Reminder: All commands are executed in the shell console connected to the EC2 instance, not your local machine. (If you are not sure you can always validate going back to step 1)
In this step, let’s populate the table with 1 million items in preparation for that exercise.
Run the command to create a new table:
aws dynamodb create-table --table-name logfile_scan \
--attribute-definitions AttributeName=PK,AttributeType=S AttributeName=GSI_1_PK,AttributeType=S AttributeName=GSI_1_SK,AttributeType=S \
--key-schema AttributeName=PK,KeyType=HASH \
--provisioned-throughput ReadCapacityUnits=5000,WriteCapacityUnits=5000 \
--tags Key=workshop-design-patterns,Value=targeted-for-cleanup \
--global-secondary-indexes "IndexName=GSI_1,\
KeySchema=[{AttributeName=GSI_1_PK,KeyType=HASH},{AttributeName=GSI_1_SK,KeyType=RANGE}],\
Projection={ProjectionType=KEYS_ONLY},\
ProvisionedThroughput={ReadCapacityUnits=3000,WriteCapacityUnits=5000}"
This command will create a new table and one GSI with the following definition:
Attribute name (Type) | Special attribute? | Attribute use case | Sample attribute value |
---|---|---|---|
PK (STRING) | Hash key | Holds the request id for the access log | request#104009 |
GSI_1_PK (STRING) | GSI 1 hash key | A shard key, with values 0-N, to allow log searches | shard#3 |
GSI_1_SK (STRING) | GSI 1 sort key | Sorts the logs hierarchically, from status code -> date -> hour | 200#2019-09-21#01 |
Run the command to wait until the table becomes Active:
aws dynamodb wait table-exists --table-name logfile_scan
Run the following command to load the server logs data into the logfile_scan table. It will load 1,000,000 rows to the table.

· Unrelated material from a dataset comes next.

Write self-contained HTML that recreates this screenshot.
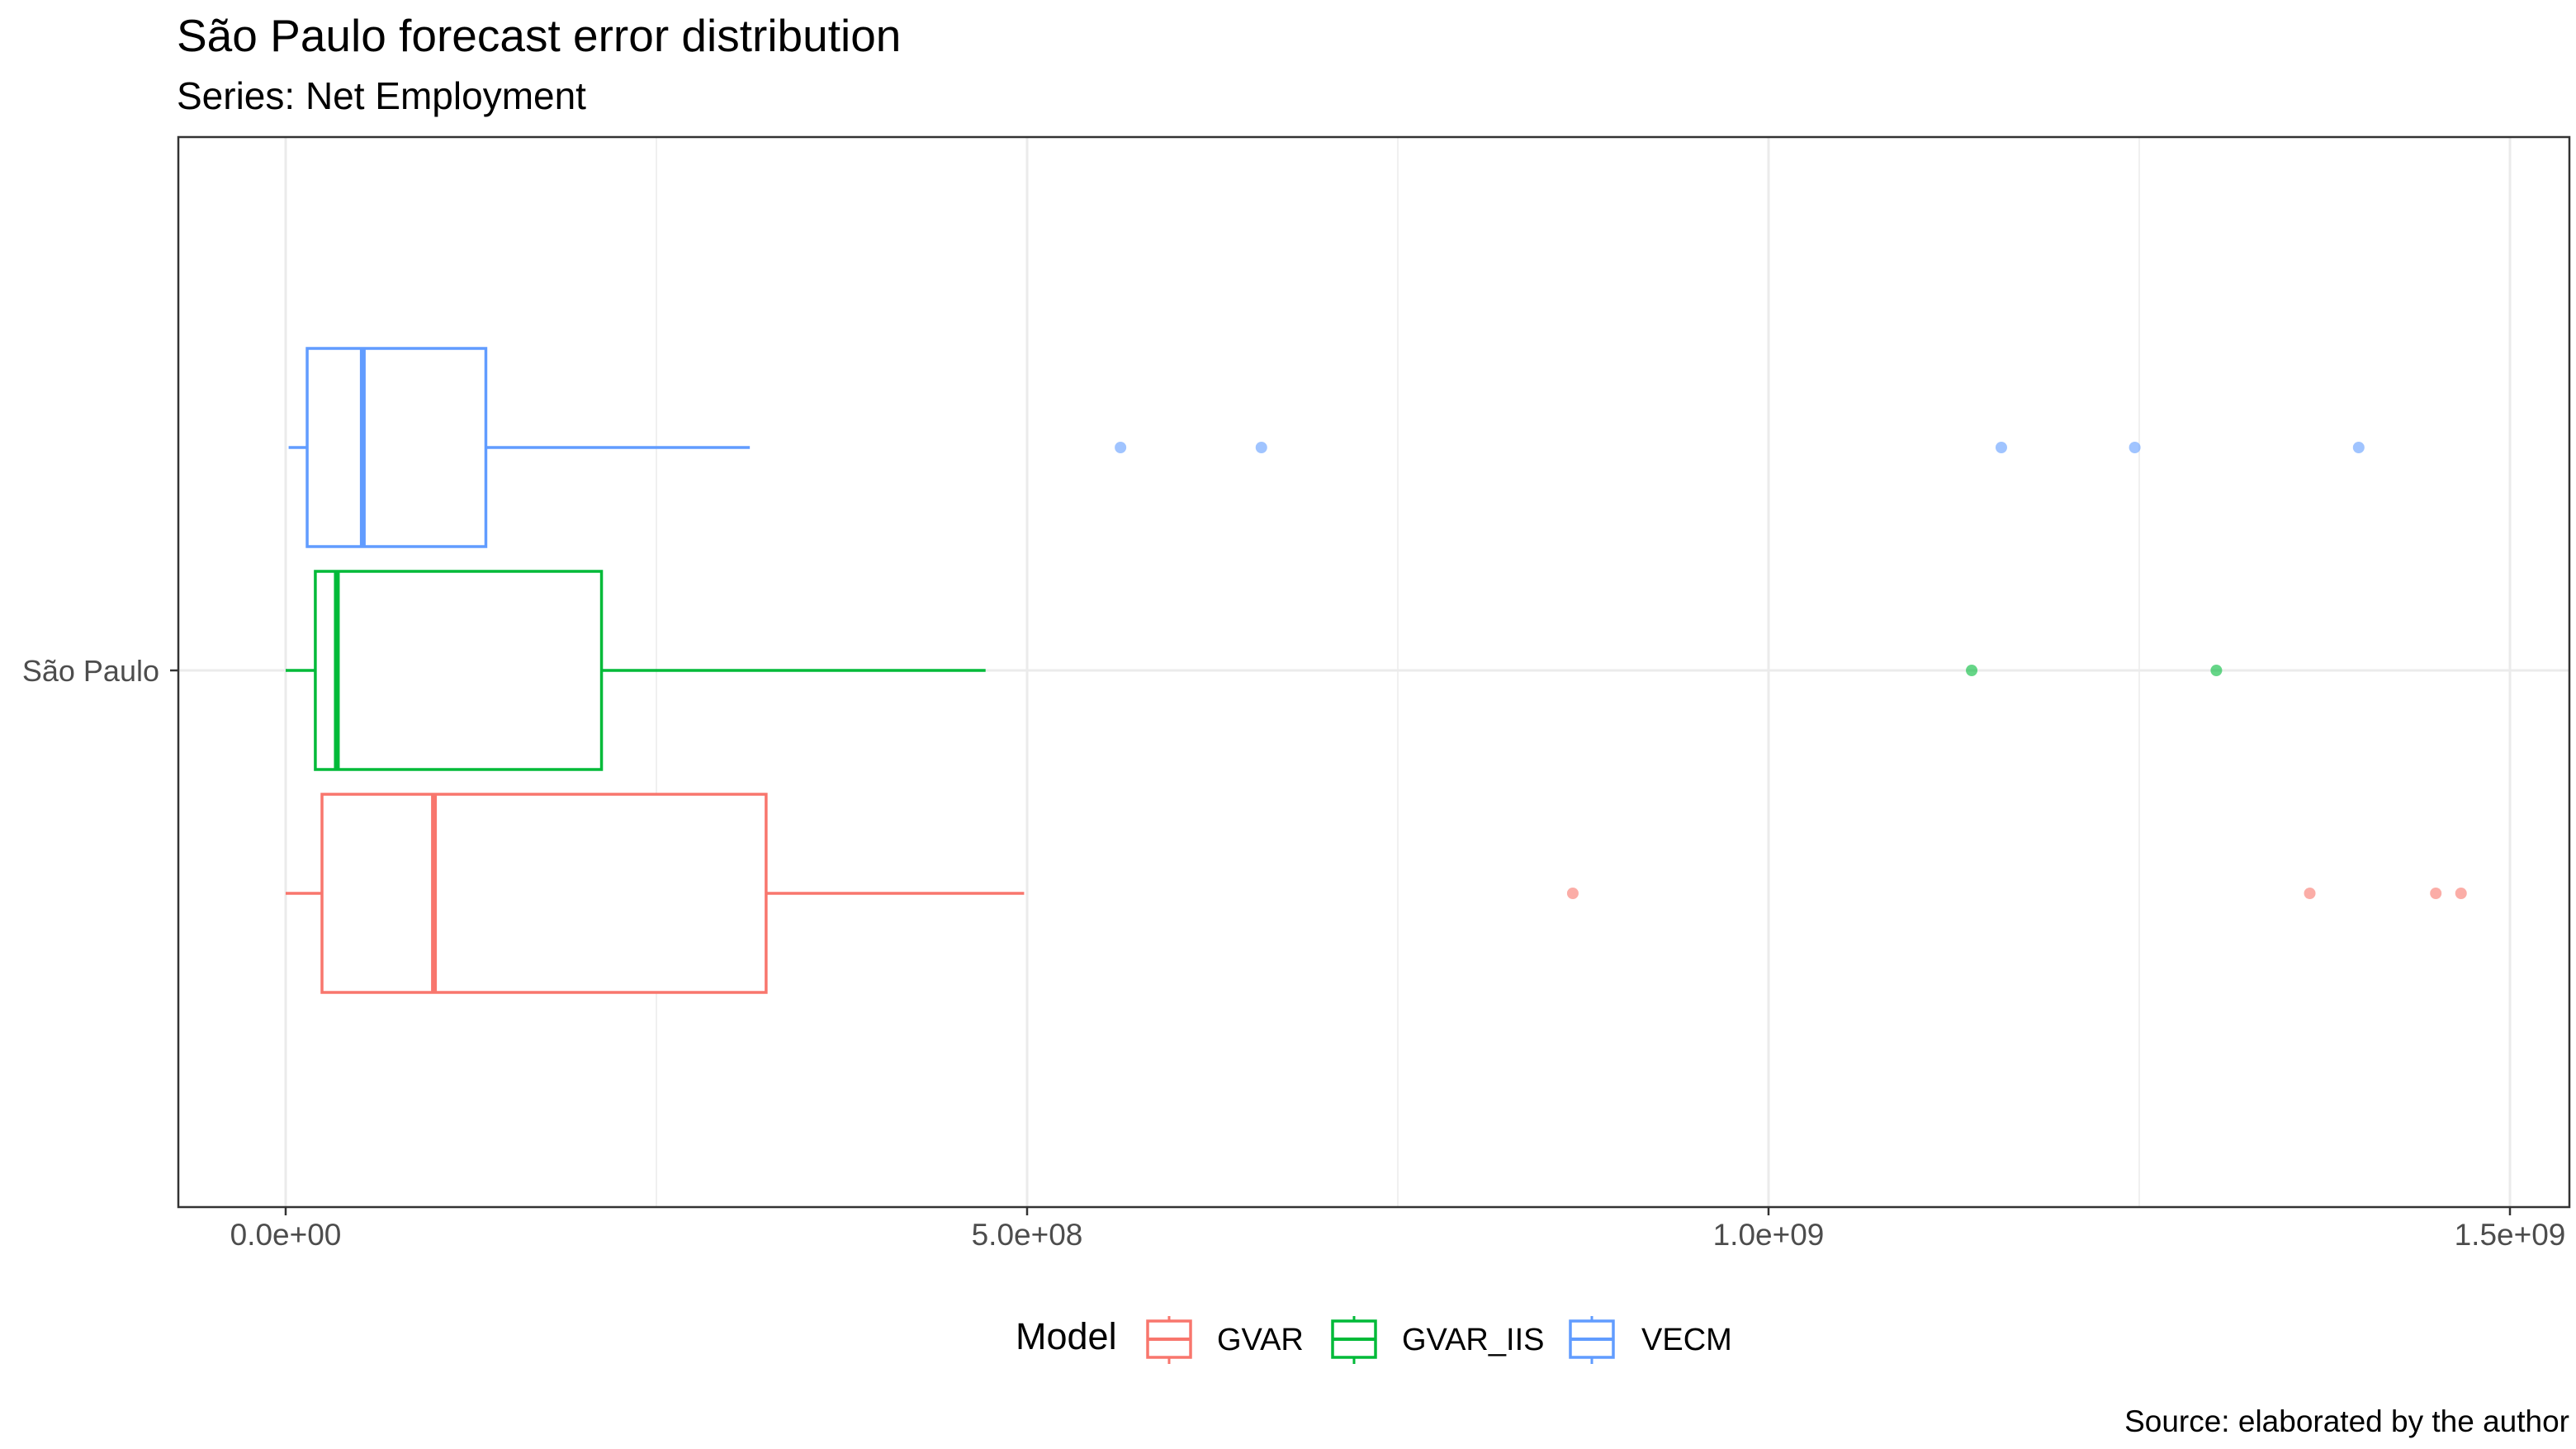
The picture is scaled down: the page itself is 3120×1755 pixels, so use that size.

nohup python load_logfile_parallel.py logfile_scan &
disown
nohup
is used to run the process in the background, and disown
allows the load to continue in case you are disconnected.
The following command will take about ten minutes to complete. It will run in the background.
Run pgrep -l python
to verify the script is loading data in the background.
pgrep -l python
Output:
3257 python
The process id - the 4 digit number in the above example - will be different for everyone.
The script will continue to run in the background while you work on the next exercise.
You have completed the SETUP!